Jim McGee

Personal information
- Nationality: Irish
- Born: 3 June 1923 Boyle, Ireland
- Died: 4 November 1998 (aged 75) Dublin, Ireland

Sport
- Sport: Basketball

= Jimmy McGee =

Irish basketball player

James Richard McGee (3 June 1923 – 4 November 1998) was an Irish basketball player and musician. He competed in the men's tournament at the 1948 Summer Olympics.

==Biography==
McGee was born in Boyle, Roscommon. He joined the Irish Army in 1938 at the age of 15. Three years later, he enlisted in the School of Music in Dublin where he was a member of the Army No. 1 Band at Cathal Brugha Barracks in Rathmines. During this period, he was a member of the Eastern Command basketball team and was selected in 1948 to be a member of the Irish Olympic basketball team that was sent to London.

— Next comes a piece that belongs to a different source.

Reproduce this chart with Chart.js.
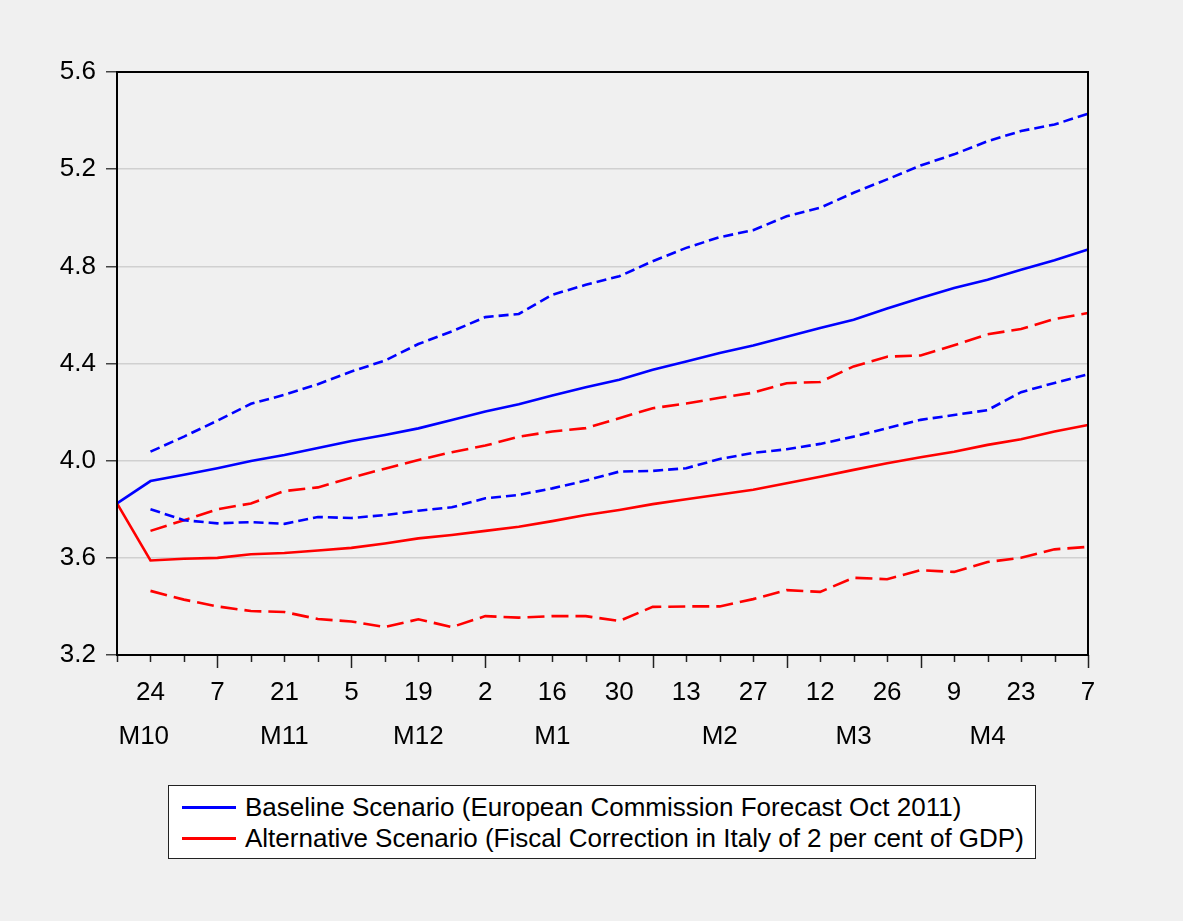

After leaving the team, he moved in 1951 to Athlone to direct the Western Command Band, where he would go on to serve 30 years with. McGee also served on a United Nations peacekeeping deployment for six months in Cyprus during this time. He was appointed to the post of director of the Defence Force School of Music in 1987, retiring a year later at the rank of colonel and as one of the longest serving servicemen in the Defence Forces, having served for 50 years.